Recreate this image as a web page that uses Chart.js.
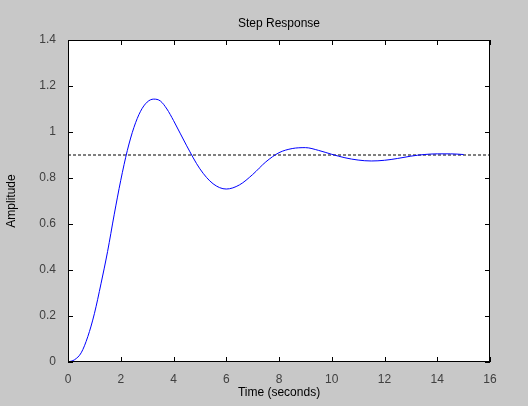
<!DOCTYPE html>
<html><head><script src="https://cdn.jsdelivr.net/npm/chart.js@4"></script>
<style>html,body{margin:0;background:#c8c8c8;}#w{width:528px;height:406px;}</style></head>
<body><div id="w"><canvas id="c"></canvas></div>
<script>
const timeValues=[0,0.25,0.5,0.75,1,1.25,1.5,1.75,2,2.25,2.5,2.75,3,3.25,3.5,3.75,4,4.5,5,5.5,6,6.5,7,7.5,8,8.5,9,9.5,10,10.5,11,11.5,12,12.5,13,13.5,14,14.5,15];
const amplitude=[0,0.01,0.04,0.11,0.21,0.34,0.48,0.64,0.79,0.92,1.02,1.09,1.13,1.143,1.135,1.1,1.05,0.94,0.84,0.775,0.752,0.77,0.815,0.87,0.91,0.928,0.932,0.92,0.903,0.888,0.878,0.874,0.877,0.885,0.895,0.902,0.905,0.905,0.902];
const steadyX=[0,16];const steadyY=[0.9,0.9];
const xTicks=[0,2,4,6,8,10,12,14,16];const yTicks=[0,0.2,0.4,0.6,0.8,1,1.2,1.4];
const deco={id:'deco',beforeDraw(ch){const a=ch.chartArea,c=ch.ctx;c.save();c.fillStyle='#fff';c.fillRect(a.left,a.top,a.right-a.left,a.bottom-a.top);c.restore();},
afterDraw(ch){const a=ch.chartArea,c=ch.ctx,x=ch.scales.x,y=ch.scales.y;c.save();c.strokeStyle='#000';c.lineWidth=1;
c.strokeRect(a.left+0.5,a.top+0.5,a.right-a.left-1,a.bottom-a.top-1);c.beginPath();
xTicks.forEach(v=>{const p=Math.round(x.getPixelForValue(v))+0.5;c.moveTo(p,a.bottom);c.lineTo(p,a.bottom-5);c.moveTo(p,a.top);c.lineTo(p,a.top+5);});
yTicks.forEach(v=>{const p=Math.round(y.getPixelForValue(v))+0.5;c.moveTo(a.left,p);c.lineTo(a.left+5,p);c.moveTo(a.right,p);c.lineTo(a.right-5,p);});
c.stroke();c.fillStyle='#000';c.font='12px "Liberation Sans", Arial';c.textAlign='center';c.textBaseline='bottom';
c.fillText('Step Response',(a.left+a.right)/2,a.top-10);c.restore();}};
new Chart(document.getElementById('c'),{type:'line',
data:{datasets:[
{data:timeValues.map((t,i)=>({x:t,y:amplitude[i]})),borderColor:'#0000ff',borderWidth:1,pointRadius:0,cubicInterpolationMode:'monotone',tension:0.4},
{data:steadyX.map((t,i)=>({x:t,y:steadyY[i]})),borderColor:'#000',borderWidth:1,borderDash:[3,2],pointRadius:0}]},
options:{animation:false,responsive:true,maintainAspectRatio:false,devicePixelRatio:1,
layout:{padding:{left:0,top:40,right:38,bottom:0}},
plugins:{legend:{display:false},tooltip:{enabled:false}},
scales:{
x:{type:'linear',min:0,max:16,afterBuildTicks(s){s.ticks=xTicks.map(v=>({value:v}));},afterFit(s){s.height=44;},
grid:{display:false},border:{display:false},ticks:{color:'#404040',font:{size:12,family:'"Liberation Sans", Arial'},padding:2,maxRotation:0},
title:{display:true,text:'Time (seconds)',color:'#000',font:{size:12,family:'"Liberation Sans", Arial'},padding:{top:0,bottom:6}}},
y:{min:0,max:1.4,afterBuildTicks(s){s.ticks=yTicks.map(v=>({value:v}));},afterFit(s){s.width=68;},
grid:{display:false},border:{display:false},ticks:{color:'#404040',font:{size:12,family:'"Liberation Sans", Arial'},padding:4,callback:v=>String(Math.round(v*10)/10)},
title:{display:true,text:'Amplitude',color:'#000',font:{size:12,family:'"Liberation Sans", Arial'},padding:{bottom:6}}}}},
plugins:[deco]});
</script></body></html>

━━━━━━━━━━━━━━━━━━━━

→ What you should do:
Repeat the material above in full and exactly, omitting the pictures.

→ Response for this exercise:
Recreate this image as a web page that uses Chart.js.
<!DOCTYPE html>
<html><head><script src="https://cdn.jsdelivr.net/npm/chart.js@4"></script>
<style>html,body{margin:0;background:#c8c8c8;}#w{width:528px;height:406px;}</style></head>
<body><div id="w"><canvas id="c"></canvas></div>
<script>
const timeValues=[0,0.25,0.5,0.75,1,1.25,1.5,1.75,2,2.25,2.5,2.75,3,3.25,3.5,3.75,4,4.5,5,5.5,6,6.5,7,7.5,8,8.5,9,9.5,10,10.5,11,11.5,12,12.5,13,13.5,14,14.5,15];
const amplitude=[0,0.01,0.04,0.11,0.21,0.34,0.48,0.64,0.79,0.92,1.02,1.09,1.13,1.143,1.135,1.1,1.05,0.94,0.84,0.775,0.752,0.77,0.815,0.87,0.91,0.928,0.932,0.92,0.903,0.888,0.878,0.874,0.877,0.885,0.895,0.902,0.905,0.905,0.902];
const steadyX=[0,16];const steadyY=[0.9,0.9];
const xTicks=[0,2,4,6,8,10,12,14,16];const yTicks=[0,0.2,0.4,0.6,0.8,1,1.2,1.4];
const deco={id:'deco',beforeDraw(ch){const a=ch.chartArea,c=ch.ctx;c.save();c.fillStyle='#fff';c.fillRect(a.left,a.top,a.right-a.left,a.bottom-a.top);c.restore();},
afterDraw(ch){const a=ch.chartArea,c=ch.ctx,x=ch.scales.x,y=ch.scales.y;c.save();c.strokeStyle='#000';c.lineWidth=1;
c.strokeRect(a.left+0.5,a.top+0.5,a.right-a.left-1,a.bottom-a.top-1);c.beginPath();
xTicks.forEach(v=>{const p=Math.round(x.getPixelForValue(v))+0.5;c.moveTo(p,a.bottom);c.lineTo(p,a.bottom-5);c.moveTo(p,a.top);c.lineTo(p,a.top+5);});
yTicks.forEach(v=>{const p=Math.round(y.getPixelForValue(v))+0.5;c.moveTo(a.left,p);c.lineTo(a.left+5,p);c.moveTo(a.right,p);c.lineTo(a.right-5,p);});
c.stroke();c.fillStyle='#000';c.font='12px "Liberation Sans", Arial';c.textAlign='center';c.textBaseline='bottom';
c.fillText('Step Response',(a.left+a.right)/2,a.top-10);c.restore();}};
new Chart(document.getElementById('c'),{type:'line',
data:{datasets:[
{data:timeValues.map((t,i)=>({x:t,y:amplitude[i]})),borderColor:'#0000ff',borderWidth:1,pointRadius:0,cubicInterpolationMode:'monotone',tension:0.4},
{data:steadyX.map((t,i)=>({x:t,y:steadyY[i]})),borderColor:'#000',borderWidth:1,borderDash:[3,2],pointRadius:0}]},
options:{animation:false,responsive:true,maintainAspectRatio:false,devicePixelRatio:1,
layout:{padding:{left:0,top:40,right:38,bottom:0}},
plugins:{legend:{display:false},tooltip:{enabled:false}},
scales:{
x:{type:'linear',min:0,max:16,afterBuildTicks(s){s.ticks=xTicks.map(v=>({value:v}));},afterFit(s){s.height=44;},
grid:{display:false},border:{display:false},ticks:{color:'#404040',font:{size:12,family:'"Liberation Sans", Arial'},padding:2,maxRotation:0},
title:{display:true,text:'Time (seconds)',color:'#000',font:{size:12,family:'"Liberation Sans", Arial'},padding:{top:0,bottom:6}}},
y:{min:0,max:1.4,afterBuildTicks(s){s.ticks=yTicks.map(v=>({value:v}));},afterFit(s){s.width=68;},
grid:{display:false},border:{display:false},ticks:{color:'#404040',font:{size:12,family:'"Liberation Sans", Arial'},padding:4,callback:v=>String(Math.round(v*10)/10)},
title:{display:true,text:'Amplitude',color:'#000',font:{size:12,family:'"Liberation Sans", Arial'},padding:{bottom:6}}}}},
plugins:[deco]});
</script></body></html>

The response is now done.